Sâmiha Ayverdi kendisine gelen mektupları ‘Mektuba cevap vermemek, selâm verenin selâmını almamaktır’ sözü gereğince cevaplandırmış, zamânının önemli bir kısmını bu işe ayırmıştır.
Mektuplar, Sâmiha Ayverdi ile Belkıs Dengiz’in uzun yıllar devam etmiş olan mektuplaşmalarından meydana geliyor.
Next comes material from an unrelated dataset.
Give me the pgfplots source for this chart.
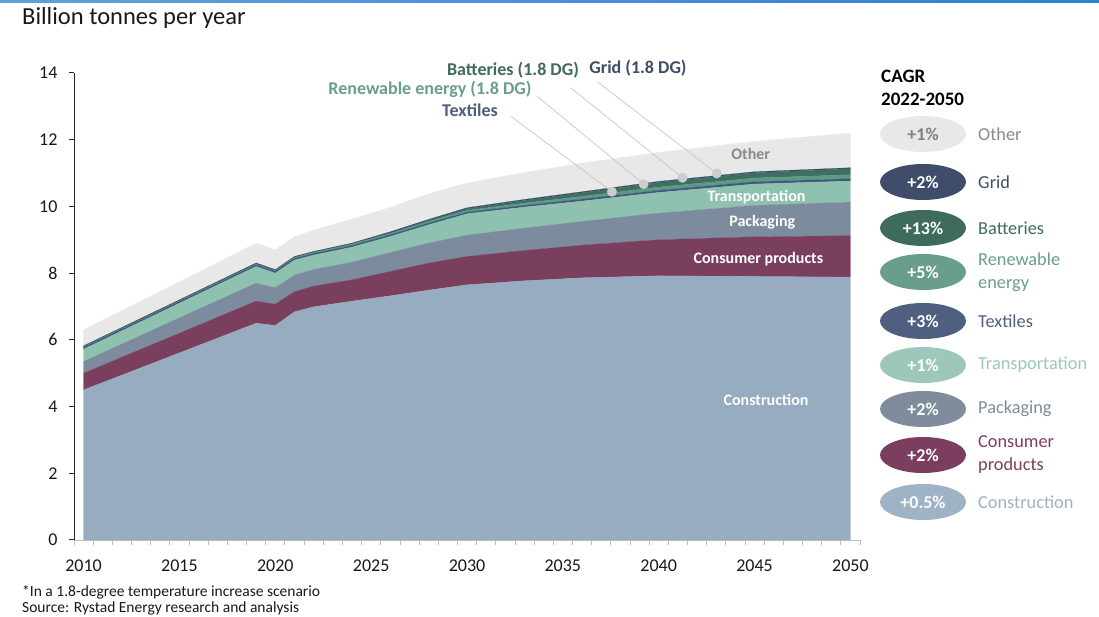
\documentclass[border=0pt]{standalone}
\usepackage{pgfplots}
\pgfplotsset{compat=1.18}
\usepackage{pgfplotstable}
\usepackage{fontspec}
\setmainfont{Carlito}

\definecolor{cConst}{HTML}{97ACC0}
\definecolor{cCons}{HTML}{7B3F5E}
\definecolor{cPack}{HTML}{7C8B9D}
\definecolor{cTrans}{HTML}{8FC1B1}
\definecolor{cText}{HTML}{44577C}
\definecolor{cRen}{HTML}{5A9A86}
\definecolor{cBat}{HTML}{3E6F60}
\definecolor{cGrid}{HTML}{35476A}
\definecolor{cOther}{HTML}{E8E8E8}
\definecolor{tOther}{HTML}{8A8A8A}
\definecolor{tGrid}{HTML}{3F4D6B}
\definecolor{tBat}{HTML}{3F6B5D}
\definecolor{tRen}{HTML}{6A9E8C}
\definecolor{tText}{HTML}{4F5F7F}
\definecolor{tTrans}{HTML}{9CC7BA}
\definecolor{tPack}{HTML}{7E8C9C}
\definecolor{tCons}{HTML}{7C3E5E}
\definecolor{tConst}{HTML}{9FB3C6}
\definecolor{topbar}{HTML}{2F80D2}

% year, Construction, Consumer products, Packaging, Transportation,
% Textiles, Renewable energy, Batteries, Grid, Other
\pgfplotstableread{
year C P K T X R B G O
2010 4.50 0.50 0.35 0.37 0.05 0.02 0.000 0.03 0.48
2015 5.61 0.59 0.46 0.44 0.05 0.02 0.000 0.03 0.54
2019 6.50 0.66 0.54 0.50 0.05 0.02 0.005 0.03 0.595
2020 6.43 0.64 0.49 0.44 0.05 0.02 0.005 0.03 0.595
2021 6.84 0.60 0.50 0.45 0.05 0.03 0.010 0.02 0.59
2022 6.99 0.62 0.50 0.43 0.05 0.03 0.010 0.02 0.64
2024 7.16 0.64 0.53 0.45 0.05 0.04 0.010 0.02 0.72
2026 7.32 0.73 0.57 0.48 0.05 0.04 0.020 0.03 0.73
2028 7.49 0.81 0.60 0.55 0.05 0.05 0.030 0.03 0.77
2030 7.65 0.85 0.64 0.64 0.05 0.05 0.050 0.03 0.74
2033 7.77 0.91 0.67 0.63 0.05 0.07 0.080 0.03 0.81
2036 7.86 0.98 0.71 0.61 0.06 0.08 0.110 0.03 0.86
2040 7.92 1.08 0.80 0.62 0.06 0.10 0.140 0.03 0.87
2045 7.90 1.19 0.94 0.64 0.07 0.11 0.160 0.03 0.91
2050 7.88 1.24 1.01 0.63 0.07 0.12 0.180 0.03 1.04
}\data

\begin{document}
\begin{tikzpicture}[x=1pt,y=1pt]
\useasboundingbox (0,0) rectangle (1099,617);
\fill[white] (0,0) rectangle (1099,617);
\shade[left color=topbar!75!white, right color=topbar] (0,614) rectangle (1099,617);

\begin{axis}[
  at={(74pt,77pt)}, anchor=south west,
  scale only axis, width=786pt, height=467pt,
  xmin=2009.5, xmax=2050.5, ymin=0, ymax=14,
  axis x line*=bottom, axis y line*=left,
  x axis line style={draw=black!25, line width=0.8pt},
  y axis line style={draw=black!85, line width=1pt},
  xtick={2010,2015,...,2050},
  minor xtick={2009.5,2010.5,...,2050.5},
  ytick={0,2,...,14},
  tick align=outside,
  major tick length=5pt, minor tick length=5pt,
  xtick style={draw=none},
  minor x tick style={draw=black!25, line width=0.8pt},
  ytick style={draw=black!85, line width=1pt},
  /pgf/number format/assume math mode=true,
  /pgf/number format/1000 sep={},
  xticklabel style={font=\fontsize{18}{18}\selectfont, text=black!90, yshift=-11pt},
  yticklabel style={font=\fontsize{18}{18}\selectfont, text=black!90, xshift=-8pt},
  stack plots=y,
  clip=false,
]
\addplot[fill=cConst, draw=cConst, line width=0.2pt] table[x=year,y=C] {\data} \closedcycle;
\addplot[fill=cCons, draw=cCons, line width=0.2pt] table[x=year,y=P] {\data} \closedcycle;
\addplot[fill=cPack, draw=cPack, line width=0.2pt] table[x=year,y=K] {\data} \closedcycle;
\addplot[fill=cTrans, draw=cTrans, line width=0.2pt] table[x=year,y=T] {\data} \closedcycle;
\addplot[fill=cText, draw=cText, line width=0.2pt] table[x=year,y=X] {\data} \closedcycle;
\addplot[fill=cRen, draw=cRen, line width=0.2pt] table[x=year,y=R] {\data} \closedcycle;
\addplot[fill=cBat, draw=cBat, line width=0.2pt] table[x=year,y=B] {\data} \closedcycle;
\addplot[fill=cGrid, draw=cGrid, line width=0.2pt] table[x=year,y=G] {\data} \closedcycle;
\addplot[fill=cOther, draw=cOther, line width=0.2pt] table[x=year,y=O] {\data} \closedcycle;

% anchor positions (axis units) for labels and leader lines
\coordinate (lOther) at (axis cs:2044.8,11.57);
\coordinate (lTrans) at (axis cs:2045.1,10.28);
\coordinate (lPack)  at (axis cs:2045.4,9.53);
\coordinate (lCons)  at (axis cs:2045.2,8.42);
\coordinate (lConst) at (axis cs:2045.6,4.2);
\coordinate (s1) at (axis cs:2032.27,12.71);
\coordinate (s2) at (axis cs:2033.66,13.30);
\coordinate (s3) at (axis cs:2035.40,13.56);
\coordinate (s4) at (axis cs:2036.81,13.73);
\coordinate (d1) at (axis cs:2037.56,10.44);
\coordinate (d2) at (axis cs:2039.21,10.67);
\coordinate (d3) at (axis cs:2041.24,10.86);
\coordinate (d4) at (axis cs:2043.03,10.99);
\end{axis}

% in-chart labels
\node[font=\bfseries\fontsize{16}{16}\selectfont, text=tOther] at (lOther) {Other};
\node[font=\bfseries\fontsize{16}{16}\selectfont, text=white] at (lTrans) {Transportation};
\node[font=\bfseries\fontsize{16}{16}\selectfont, text=white] at (lPack) {Packaging};
\node[font=\bfseries\fontsize{16}{16}\selectfont, text=white] at (lCons) {Consumer products};
\node[font=\bfseries\fontsize{16}{16}\selectfont, text=white] at (lConst) {Construction};

% leader lines and dots
\draw[black!22, line width=0.7pt] (s1) -- (d1);
\draw[black!22, line width=0.7pt] (s2) -- (d2);
\draw[black!22, line width=0.7pt] (s3) -- (d3);
\draw[black!22, line width=0.7pt] (s4) -- (d4);
\fill[black!20] (d1) circle[radius=5];
\fill[black!20] (d2) circle[radius=5];
\fill[black!20] (d3) circle[radius=5];
\fill[black!20] (d4) circle[radius=5];

% title and notes
\node[anchor=west, font=\fontsize{24.5}{24.5}\selectfont, text=black!90, inner sep=0pt] at (22,599) {Billion tonnes per year};
\node[anchor=west, font=\fontsize{15.5}{15.5}\selectfont, text=black!90, inner sep=0pt] at (22,25) {*In a 1.8-degree temperature increase scenario};
\node[anchor=west, font=\fontsize{15.5}{15.5}\selectfont, text=black!90, inner sep=0pt] at (22,9) {Source: Rystad Energy research and analysis};

% annotations above the chart
\node[font=\bfseries\fontsize{18}{18}\selectfont, text=tGrid, inner sep=0pt] at (638,549) {Grid (1.8 DG)};
\node[font=\bfseries\fontsize{18}{18}\selectfont, text=tBat, inner sep=0pt] at (513,547) {Batteries (1.8 DG)};
\node[font=\bfseries\fontsize{18}{18}\selectfont, text=tRen, inner sep=0pt] at (430,528) {Renewable energy (1.8 DG)};
\node[font=\bfseries\fontsize{18}{18}\selectfont, text=tText, inner sep=0pt] at (470,507) {Textiles};

% CAGR legend
\node[anchor=west, font=\bfseries\fontsize{19}{19}\selectfont, inner sep=0pt] at (881,541) {CAGR};
\node[anchor=west, font=\bfseries\fontsize{19}{19}\selectfont, inner sep=0pt] at (881,518) {2022-2050};

\def\legitem#1#2#3#4#5{%
  \fill[#1] (923,#2) ellipse[x radius=43, y radius=18];
  \node[font=\bfseries\fontsize{18}{18}\selectfont, text=#3] at (923,#2) {#4};
  \node[anchor=west, align=left, font=\fontsize{18.3}{23}\selectfont, text=#1, inner sep=0pt] at (978,#2) {#5};
}
\legitem{cOther}{483}{black!50}{+1\%}{}
\node[anchor=west, font=\fontsize{18.3}{23}\selectfont, text=tOther, inner sep=0pt] at (978,483) {Other};
\legitem{tGrid}{435}{white}{+2\%}{Grid}
\legitem{tBat}{389}{white}{+13\%}{Batteries}
\legitem{tRen}{345}{white}{+5\%}{Renewable\\energy}
\legitem{tText}{296}{white}{+3\%}{Textiles}
\legitem{tTrans}{252}{white}{+1\%}{Transportation}
\legitem{tPack}{208}{white}{+2\%}{Packaging}
\legitem{tCons}{162}{white}{+2\%}{Consumer\\products}
\legitem{tConst}{115}{white}{+0.5\%}{Construction}
\end{tikzpicture}
\end{document}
"Yavrum, mâzîmizin, târihimizin bereketi ve şerefi olan fikir mahsûllerimizi, îtinâ ile yuvarlandıkları uçurumlardan çekip kurtarmaya uğraşırken, gerek ben, gerek âilem, sanat mahsûllerimizin de öksüz ve alâkasız bırakılmasına dayanamıyoruz. Meselâ Nâdîde ve Nezîhe ablaların, oya, kaşık ve kese toplarlar. Her ikisinin de şimdiden birer koleksiyonları var. Fakat Orta Anadolu, Akdeniz, Rumeli işleri İstanbul’da hayli mebzul olmakla berâber şark işleri pek yok. Şimdi şartlarına dikkat etmeni isteyerek, sana şunları soracağım: Dolaştığınız yerlerde, sanat kıymeti olan, antikalaşmış el işi çorap, oya, oyalı veya desenli kese heybe var mı? Varsa bunları tedârik etmek bir yorgunluk ve külfet teşkil eder mi? Yâni sen herhangi bir zahmet ve üzüntüye gireceksen kat’iyen istemem. Annem yazdı diye asla telâşlanma ve müşkül vaziyete düşme. Ben bu işi bir millî vazîfe kabul ediyorum. Olursa da hoş, olmazsa da. Her şeyden evvel senin üzülmemen lâzım.”